Hizbullah'ın Suriye'ye giriş meselesine de değinen Akaras, "Oradaki tekfirciler sadece Suriye ile kalmadı, Irak, Ürdün, Lübnan'a da saldırılar düzenledi. Hizbullah ise Suriye ile Lübnan'ın sınır bölgesi olan Kalamun bölgesinde tekfircilere karşı mücadeleye başladı. Bu sınır hattı korunarak kendisine gelecek tehlikelerden korunmaya çalıştı ve Lübnan ordusu ile bu bölgede güvenliği sağlamaya çalıştı. Kalamun'daki varlık sebebi de budur. Burada da Suriye hükümeti ile beraber hareket ediyor. Yani Hizbullah Suriye'ye hükümetin bilgisi ve onayı ve daveti ile girmiştir." açıklamasında bulundu.

Akaras, "Körfez ülkeleri ve özellikle Suudi Arabistan'ın Yemen'de, Suriye'de ve Lübnan'daki yenilgileri, Suudilerin Lübnan ordusuna yapılan yardımların kesilmesine sebep oldu. Suudiler kendi üzerinde bulunan terör örgütlerini destekliyor ithamından da kurtulmak amacıyla, aslında psikolojik savaş sonucunda Hizbullah'ı terör örgütü olarak itham etti. Bu Hizbullah'ı etkilemez." dedi.

Başbakan Ahmet Davutoğlu'nun İran'a ziyareti konusuna da değinen Akaras, "İki komşu ülkenin arasında ciddi bir sorun yoktur. Her zaman bir açık kapı vardır. Fakat son zamanlarda özellikle Suriye ve Irak üzerinden siyasi anlamda ciddi görüş ayrılıkları söz konusu. Suriye'de İran farklı bir yerde duruyor, Türkiye farklı bir yerde duruyor. Irak'ta, Bahreyn'de, Yemen'de aynı şekilde. Ortadoğu'nun genelinde farklı cenahlarda duruyorlar. Büyük devletlerde bu gibi durumlar ortak çıkarları kenara atmaya sebep olmaz. Türkiye ve İran'ın bölgede ve dünyada ortak çıkarları söz konusu. Bunu hem İran biliyor hem Türkiye biliyor. İran üzerindeki yaptırımlar kalktı, artık ülke seçici davranıyor. Suriye olayları sonrasında İran ile Türkiye arasındaki ekonomik ilişkiler hep azalmış. Suriye'deki ateşkes ve Rusya'nın Suriye'de olması ve Türkiye'nin Rus savaş uçağını düşürmesi ile gerilen ilişkiler söz konusu. Böyle bir zamanda Başbakan Davutoğlu'nun İran'a yapacağı sefer çok çok önemli." ifadesini kullandı.

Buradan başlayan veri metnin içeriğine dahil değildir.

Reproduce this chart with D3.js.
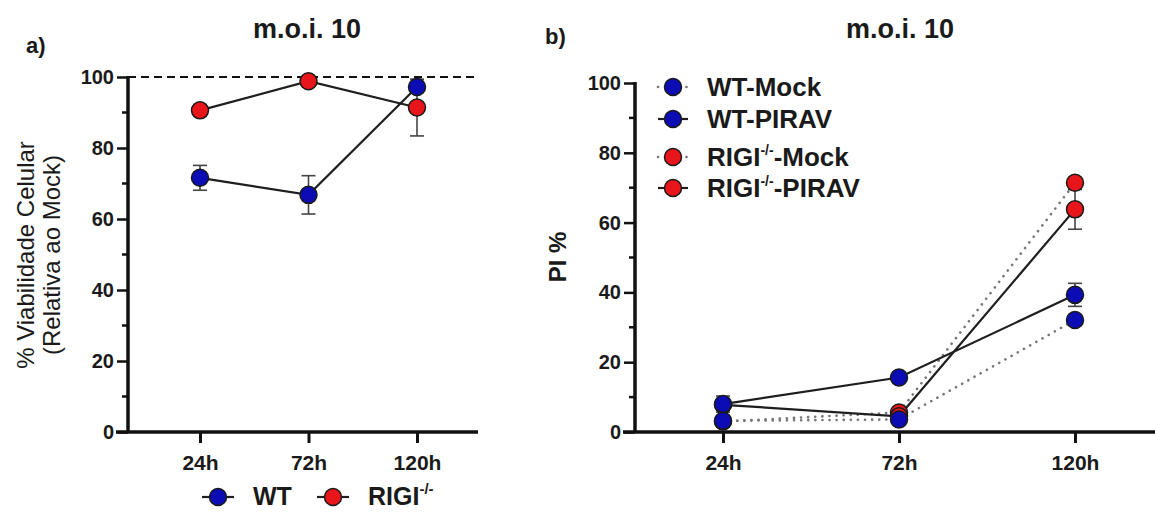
<!DOCTYPE html>
<html>
<head>
<meta charset="utf-8">
<script src="https://cdn.jsdelivr.net/npm/d3@7"></script>
<style>
  body { margin: 0; background: #fff; }
  svg text { font-family: "Liberation Sans", Arial, sans-serif; fill: #1a1a1a; }
</style>
</head>
<body>
<svg id="fig" width="1155" height="512"></svg>
<script>
// Data
const times = ['24h', '72h', '120h'];
const yTicks = [0, 20, 40, 60, 80, 100];
const yMinor = [10, 30, 50, 70, 90];

// a) viabilidade
const viabWT = [71.6, 66.8, 97.2];
const viabWTErr = [3.5, 5.4, 1.5];
const viabRIGI = [90.6, 98.8, 91.4];
const viabRIGIErr = [0.8, 0.6, 8.0];

// b) PI %
const piWTMock = [3.2, 3.6, 32.1];
const piWTPirav = [8.0, 15.6, 39.3];
const piWTPiravErr = [2.3, 0.8, 3.3];
const piRIGIMock = [3.0, 5.6, 71.4];
const piRIGIPirav = [7.8, 4.5, 63.8];
const piRIGIPiravErr = [1.5, 1.0, 5.7];

const BLUE = '#0c0cb4', RED = '#e8161b';
const svg = d3.select('#fig');

// ---- helpers
function drawAxes(g, x, y, x0, x1) {
  const yAxis = d3.axisLeft(y).tickValues(yTicks).tickSize(11).tickPadding(3).tickSizeOuter(0);
  const ya = g.append('g').attr('transform', `translate(${x0},0)`).call(yAxis);
  ya.select('.domain').remove();
  ya.selectAll('line').attr('stroke', '#111').attr('stroke-width', 2.5);
  ya.selectAll('text').style('font-size', '20px').style('font-weight', 'bold');
  g.selectAll('.minor').data(yMinor).enter().append('line')
    .attr('x1', x0 - 6).attr('x2', x0).attr('y1', d => y(d)).attr('y2', d => y(d))
    .attr('stroke', '#111').attr('stroke-width', 2.5);

  const xAxis = d3.axisBottom(x).tickSize(11).tickPadding(12).tickSizeOuter(0);
  const xa = g.append('g').attr('transform', `translate(0,${y(0)})`).call(xAxis);
  xa.select('.domain').remove();
  xa.selectAll('line').attr('stroke', '#111').attr('stroke-width', 3);
  xa.selectAll('text').style('font-size', '21px').style('font-weight', 'bold');

  g.append('line').attr('x1', x0).attr('x2', x0).attr('y1', y(100) - 1).attr('y2', y(0))
    .attr('stroke', '#111').attr('stroke-width', 3.5);
  g.append('line').attr('x1', x0 - 12).attr('x2', x1).attr('y1', y(0)).attr('y2', y(0))
    .attr('stroke', '#111').attr('stroke-width', 3.5);
}

function drawSeries(g, x, y, vals, errs, color, dotted) {
  const pts = times.map((t, i) => ({ t, v: vals[i], e: errs ? errs[i] : 0 }));
  const line = d3.line().x(d => x(d.t)).y(d => y(d.v));
  g.append('path').datum(pts).attr('d', line).attr('fill', 'none')
    .attr('stroke', dotted ? '#777' : '#1e1e1e')
    .attr('stroke-width', dotted ? 2.6 : 2.2)
    .attr('stroke-linecap', dotted ? 'round' : 'butt')
    .attr('stroke-dasharray', dotted ? '0.1,7' : null);
  return pts;
}

function drawErr(g, x, y, pts) {
  pts.filter(d => d.e > 0).forEach(d => {
    const cx = x(d.t);
    g.append('line').attr('x1', cx).attr('x2', cx).attr('y1', y(d.v + d.e)).attr('y2', y(d.v - d.e))
      .attr('stroke', '#444').attr('stroke-width', 1.6);
    [d.v + d.e, d.v - d.e].forEach(v => g.append('line')
      .attr('x1', cx - 7).attr('x2', cx + 7).attr('y1', y(v)).attr('y2', y(v))
      .attr('stroke', '#444').attr('stroke-width', 1.6));
  });
}

function drawDots(g, x, y, pts, color) {
  g.selectAll(null).data(pts).enter().append('circle')
    .attr('cx', d => x(d.t)).attr('cy', d => y(d.v)).attr('r', 8.5)
    .attr('fill', color).attr('stroke', '#1a1a1a').attr('stroke-width', 1.5);
}

// ================= panel a =================
const ga = svg.append('g');
const xa = d3.scalePoint().domain(times).range([200, 417]);
const ya = d3.scaleLinear().domain([0, 100]).range([432, 77]);
drawAxes(ga, xa, ya, 128, 478);

ga.append('line').attr('x1', 128).attr('x2', 478).attr('y1', ya(100)).attr('y2', ya(100))
  .attr('stroke', '#111').attr('stroke-width', 2.2).attr('stroke-dasharray', '8,5');

const pRIGI = drawSeries(ga, xa, ya, viabRIGI, viabRIGIErr, RED, false);
const pWT = drawSeries(ga, xa, ya, viabWT, viabWTErr, BLUE, false);
drawErr(ga, xa, ya, pRIGI);
drawErr(ga, xa, ya, pWT);
drawDots(ga, xa, ya, pRIGI, RED);
drawDots(ga, xa, ya, pWT, BLUE);

ga.append('text').attr('x', 307).attr('y', 38).attr('text-anchor', 'middle')
  .style('font-size', '27px').style('font-weight', 'bold').text('m.o.i. 10');
ga.append('text').attr('x', 26).attr('y', 53)
  .style('font-size', '22px').style('font-weight', 'bold').text('a)');

const ylab = ga.append('text').attr('transform', 'translate(0,255) rotate(-90)')
  .attr('text-anchor', 'middle').style('font-size', '24px');
ylab.append('tspan').attr('x', 0).attr('y', 34).text('% Viabilidade Celular');
ylab.append('tspan').attr('x', 0).attr('y', 60).text('(Relativa ao Mock)');

// legend a
const legA = [
  { name: 'WT', color: BLUE, x: 218 },
  { name: 'RIGI', color: RED, x: 333, sup: '-/-' }
];
legA.forEach(d => {
  ga.append('line').attr('x1', d.x - 16).attr('x2', d.x + 16).attr('y1', 497).attr('y2', 497)
    .attr('stroke', '#1e1e1e').attr('stroke-width', 2.2);
  ga.append('circle').attr('cx', d.x).attr('cy', 497).attr('r', 8.5)
    .attr('fill', d.color).attr('stroke', '#1a1a1a').attr('stroke-width', 1.5);
  const t = ga.append('text').attr('x', d.x + 35).attr('y', 505)
    .style('font-size', '25px').style('font-weight', 'bold').text(d.name);
  if (d.sup) t.append('tspan').attr('dy', -11).style('font-size', '15px').text(d.sup);
});

// ================= panel b =================
const gb = svg.append('g');
const xb = d3.scalePoint().domain(times).range([723, 1075]);
const yb = d3.scaleLinear().domain([0, 100]).range([432, 83]);
drawAxes(gb, xb, yb, 635, 1155);

const series = [
  { name: 'RIGI', sup: '-/-', tail: '-Mock', vals: piRIGIMock, errs: null, color: RED, dotted: true },
  { name: 'RIGI', sup: '-/-', tail: '-PIRAV', vals: piRIGIPirav, errs: piRIGIPiravErr, color: RED, dotted: false },
  { name: 'WT-Mock', vals: piWTMock, errs: null, color: BLUE, dotted: true },
  { name: 'WT-PIRAV', vals: piWTPirav, errs: piWTPiravErr, color: BLUE, dotted: false }
];
const bpts = series.map(s => drawSeries(gb, xb, yb, s.vals, s.errs, s.color, s.dotted));
bpts.forEach(p => drawErr(gb, xb, yb, p));
bpts.forEach((p, i) => drawDots(gb, xb, yb, p, series[i].color));

gb.append('text').attr('x', 900).attr('y', 38).attr('text-anchor', 'middle')
  .style('font-size', '27px').style('font-weight', 'bold').text('m.o.i. 10');
gb.append('text').attr('x', 545).attr('y', 44)
  .style('font-size', '22px').style('font-weight', 'bold').text('b)');
gb.append('text').attr('transform', 'translate(566,257) rotate(-90)')
  .attr('text-anchor', 'middle').style('font-size', '24px').style('font-weight', 'bold').text('PI %');

// legend b
const legOrder = [2, 3, 0, 1];
const legY = [87, 119, 157, 188];
legOrder.forEach((si, k) => {
  const s = series[si], cy = legY[k];
  gb.append('line').attr('x1', 658).attr('x2', 688).attr('y1', cy).attr('y2', cy)
    .attr('stroke', s.dotted ? '#777' : '#1e1e1e').attr('stroke-width', s.dotted ? 2.6 : 2.2)
    .attr('stroke-linecap', s.dotted ? 'round' : 'butt')
    .attr('stroke-dasharray', s.dotted ? '0.1,7' : null);
  gb.append('circle').attr('cx', 673).attr('cy', cy).attr('r', 8.5)
    .attr('fill', s.color).attr('stroke', '#1a1a1a').attr('stroke-width', 1.5);
  const t = gb.append('text').attr('x', 707).attr('y', cy + 9)
    .style('font-size', '26px').style('font-weight', 'bold').text(s.name);
  if (s.sup) {
    t.append('tspan').attr('dy', -11).style('font-size', '14px').text(s.sup);
    t.append('tspan').attr('dy', 11).text(s.tail);
  }
});
</script>
</body>
</html>
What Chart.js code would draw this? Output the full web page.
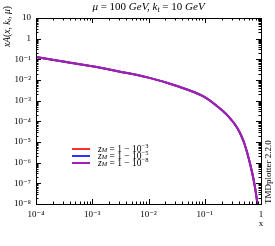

Akaras, "Ziyaret için, bir dönüm noktası denilebilir. Ekonomik ve siyasi anlamda iki hedef söz konusu. Davutoğlu İran'dan Rusya ile Türkiye arasında arabuluculuk isteyebilir. Türkiye ise Arabistan ile İran arasında arabulucu olabilir. Suriye'deki ateşkes sonrası bu ülke ile daha yakın iş birliğine gitmek istenebilir. IŞİD konusunda anlaşıldığı gibi (terör örgütü) diğer bazı konularda da bir yakınlık söz konusu olabilir. Suriye sorununun masa başında çözümlenmeye başlanmış olması Türkiye'yi İran'ın görüşlerine yaklaştırıyor. Ekonomik olarak Rusya'da kayıp yaşayan Türkiye, bunu gidermek durumunda. Önümüz yaz tatili ve Nevruz yaklaşıyor. İran'da Nevruz'da 15 günlük bir tatil söz konusu. İran'ın bu turistlerini kazanabilmek açısından, bu sefer ekonomik açıdan da çok büyük önem taşıyor." yorumunda bulundu.